The gambling industry in the UK is still going through a thorough review, with lawmakers calling for changes that will ensure better regulation of gambling in the UK and protect vulnerable individuals. Last week, however, it became clear that some of the most vigorous measures might be shelved, helping British bookmakers to avoid strict affordability checks.
In the meantime, a campaign against gambling sponsorships in football gained Forest Green Rovers’ support. Along with the charity program Big Step, the football club called for a ban on any sponsorships and advertising deals that promote gambling in football.
Affordability Checks Fold as Broader Gambling Act Review
As the review of the 2005 Gambling Act is ongoing, one of the strictest measures that were proposed required punters who bet over £100 in a month to go through vigorous affordability checks. This was easily one of the most stringent measures that would have drastically changed the gambling scene in the UK.
Many betting companies criticised the harsh affordability checks, warning that this might push many punters to unregulated and unlicensed bookmakers. As the Department of Digital, Media, Culture and Sport (DCMS) took charge of the review of the gambling laws, however, there were reports of affordability checks being eased or completely shelved.
After the crash of Football Index, the UK Gambling Commission was heavily criticised for the way it was regulating the platform. This is why the DCMS decided to take full control over the review of the Gambling Act and change the duties of the regulatory body.
It came as no surprise that many sportsbook operators were against the harsh affordability checks. Due to the lockdowns during the Covid-19 pandemic, British racing experienced losses of £250 million. If stringent measures are adopted, some estimates show that the sport can suffer even bigger losses of around £60 million.
While the revision of the Gambling Act is continuing, the Gambling Commission ensured that it will go on with the review of the 13,000 responses to the Commission’s consultation. The regulator also announced it will soon publish an update on the future measures it will take to help the regulation of the gambling industry and the review of gambling laws.
Football Clubs Against the Sponsorships with Gambling Companies
Another part of the ongoing review of the 2005 Gambling Act is the discussion about a potential ban of gambling sponsorships in football. Forest Green Rovers also joined the campaign aiming to end gambling advertisements in football, becoming the first professional football club to support the cause.
The so-called Big Step campaign is part of the Gambling with Lives charity that works towards the protection of vulnerable individuals affected by gambling-related harms. Forest Green Rovers has joined forces with Big Step to ban shirt sponsorships, social media advertisements, and any other offers used to promote gambling operators in football.
Dale Vince, the owner of Forest Green Rovers, expressed his displeasure with how football is overwhelmed by gambling advertisements and he no longer finds any entertainment value in watching a football match. Those supporting the Big Step campaign believe that gambling sponsorships are not protecting the integrity of the game and take advantage of football fans.

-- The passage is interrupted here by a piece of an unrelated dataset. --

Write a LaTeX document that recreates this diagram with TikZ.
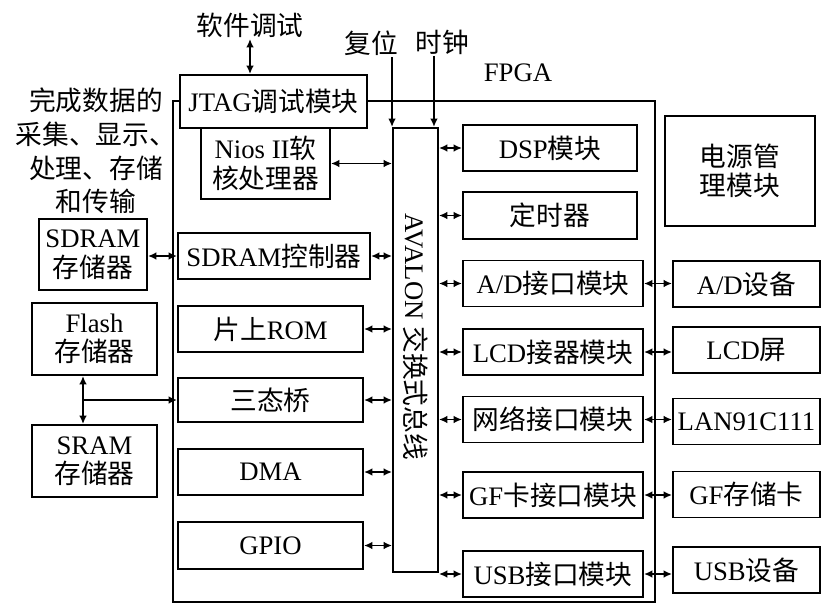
\documentclass[tikz,border=0pt]{standalone}
\usepackage{fontspec}
\setmainfont{Liberation Serif}
\newfontfamily\cjk{Noto Sans CJK SC}
\newcommand{\zh}[1]{{\cjk #1}}
\usetikzlibrary{arrows.meta}

\begin{document}
\begin{tikzpicture}[x=0.025cm, y=-0.025cm,
    blk/.style={draw, line width=1.4pt, fill=white, inner sep=0pt, align=center, font=\fontsize{19}{21}\selectfont},
    lbl/.style={inner sep=1pt, align=center, font=\fontsize{19}{24}\selectfont},
    link/.style={line width=1.4pt, {Latex[length=6pt,width=5.5pt]}-{Latex[length=6pt,width=5.5pt]}},
    feed/.style={line width=1.4pt, -{Latex[length=6pt,width=5.5pt]}}
]
    \useasboundingbox (0,0) rectangle (824,605);

    % FPGA frame
    \node[draw, line width=1.4pt, minimum width=12.05cm, minimum height=12.525cm] (fpga) at (414,351.5) {};
    \node[lbl] (fpgalbl) at (518,73) {FPGA};

    % left column inside the FPGA
    \node[blk, minimum width=4.675cm, minimum height=1.325cm] (jtag) at (273.5,101.5) {JTAG\zh{调试模块}};
    \node[blk, minimum width=3.225cm, minimum height=1.775cm] (nios) at (265.5,163.5) {Nios II\zh{软}\\\zh{核处理器}};
    \node[blk, minimum width=4.8cm, minimum height=1.15cm] (sdramc) at (274,256) {SDRAM\zh{控制器}};
    \node[blk, minimum width=4.625cm, minimum height=1.15cm] (rom) at (270.5,329) {\zh{片上}ROM};
    \node[blk, minimum width=4.625cm, minimum height=1.1cm] (bridge) at (270.5,400) {\zh{三态桥}};
    \node[blk, minimum width=4.625cm, minimum height=1.15cm] (dma) at (270.5,472) {DMA};
    \node[blk, minimum width=4.625cm, minimum height=1.175cm] (gpio) at (270.5,545.5) {GPIO};

    % switch fabric
    \node[blk, minimum width=1.125cm, minimum height=11.1cm] (bus) at (415.5,350) {};
    \node[lbl, rotate=-90] (bustxt) at (415.5,337) {AVALON\ \zh{交换式总线}};

    % right column inside the FPGA
    \node[blk, minimum width=4.35cm, minimum height=1.15cm] (dsp) at (550,148) {DSP\zh{模块}};
    \node[blk, minimum width=4.35cm, minimum height=1.175cm] (timer) at (550,215.5) {\zh{定时器}};
    \node[blk, minimum width=4.5cm, minimum height=1.15cm] (adif) at (553,283.5) {A/D\zh{接口模块}};
    \node[blk, minimum width=4.5cm, minimum height=1.15cm] (lcdif) at (553,352) {LCD\zh{接器模块}};
    \node[blk, minimum width=4.5cm, minimum height=1.15cm] (netif) at (553,419.5) {\zh{网络接口模块}};
    \node[blk, minimum width=4.5cm, minimum height=1.15cm] (gfif) at (553,495) {GF\zh{卡接口模块}};
    \node[blk, minimum width=4.5cm, minimum height=1.15cm] (usbif) at (553,574) {USB\zh{接口模块}};

    % outside devices
    \node[blk, minimum width=3.75cm, minimum height=2.75cm] (power) at (740,171) {\zh{电源管}\\\zh{理模块}};
    \node[blk, minimum width=3.675cm, minimum height=1.15cm] (addev) at (746.5,284) {A/D\zh{设备}};
    \node[blk, minimum width=3.675cm, minimum height=1.15cm] (lcd) at (746.5,350) {LCD\zh{屏}};
    \node[blk, minimum width=3.675cm, minimum height=1.15cm] (lan) at (746.5,421.5) {LAN91C111};
    \node[blk, minimum width=3.675cm, minimum height=1.15cm] (gfcard) at (746.5,494.5) {GF\zh{存储卡}};
    \node[blk, minimum width=3.675cm, minimum height=1.15cm] (usbdev) at (746.5,570) {USB\zh{设备}};

    \node[blk, minimum width=2.7cm, minimum height=1.775cm] (sdram) at (93,254.5) {SDRAM\\\zh{存储器}};
    \node[blk, minimum width=3.125cm, minimum height=1.8cm] (flash) at (94.5,339) {Flash\\\zh{存储器}};
    \node[blk, minimum width=3.125cm, minimum height=1.8cm] (sram) at (94.5,461) {SRAM\\\zh{存储器}};

    \node[lbl] (task) at (96,151) {\zh{完成数据的}\\\zh{采集、显示、}\\\zh{处理、存储}\\\zh{和传输}};
    \node[lbl] (swlbl) at (250,25) {\zh{软件调试}};
    \node[lbl] (rstlbl) at (371,43) {\zh{复位}};
    \node[lbl] (clklbl) at (442,42) {\zh{时钟}};

    % signals
    \draw[link] (jtag.north -| swlbl) -- (swlbl.south);
    \draw[feed] (bus.north west |- rstlbl.south) -- (bus.north west);
    \draw[feed] ([xshift=-0.125cm]bus.north east |- clklbl.south) -- ([xshift=-0.125cm]bus.north east);

    \draw[link] (nios.east) -- (nios.east -| bus.west);
    \foreach \m in {sdramc,rom,bridge,dma,gpio}
        \draw[link] (\m.east) -- (\m.east -| bus.west);
    \foreach \m in {dsp,timer,adif,lcdif,netif,gfif,usbif}
        \draw[link] (bus.east |- \m.west) -- (\m.west);
    \foreach \m/\d in {adif/addev,lcdif/lcd,netif/lan,gfif/gfcard,usbif/usbdev}
        \draw[link] (\m.east) -- (\d.west |- \m.east);

    \draw[link] (sdram.east |- sdramc.west) -- (sdramc.west);
    \coordinate (tap) at (83,400);
    \draw[link] (tap |- flash.south) -- (tap |- sram.north);
    \draw[feed] (tap) -- (bridge.west);
\end{tikzpicture}
\end{document}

While some support the end of gambling sponsorships, however, there are also some opposing the ban. The English Football League (EFL) fears that putting an end to gambling sponsorships will be harmful to the sport, causing even bigger losses after those that incur during the pandemic. In one of his statements, the EFL chairman Rick Parry presented estimates about possible losses of £40 million if gambling sponsorships are put to an end.
Gambling sponsorships are very common across football clubs in the UK, with eight out of a total of 20 Premier League teams wearing shirts sponsored by gambling companies. Ten out of 24 Championship clubs are also involved in gambling sponsorships, wearing shirts with logos of betting operators.
In reality, shirts are just one example of gambling sponsorships in football as many teams are also using their social media accounts to promote betting companies. Viewers can also easily spot different gambling advertisements during matches across the football pitch. It is also worth mentioning that the EFL is sponsored by the major British gambling company Sky Bet.
The Big Step campaign aims to ban any gambling-related sponsorships in football, ensuring a safer way to enjoy the sport without being overwhelmed by gambling advertisements. The founder of the campaign James Grimes believes that the gambling laws in the UK are outdated and need to be revised to ensure a safer gambling environment.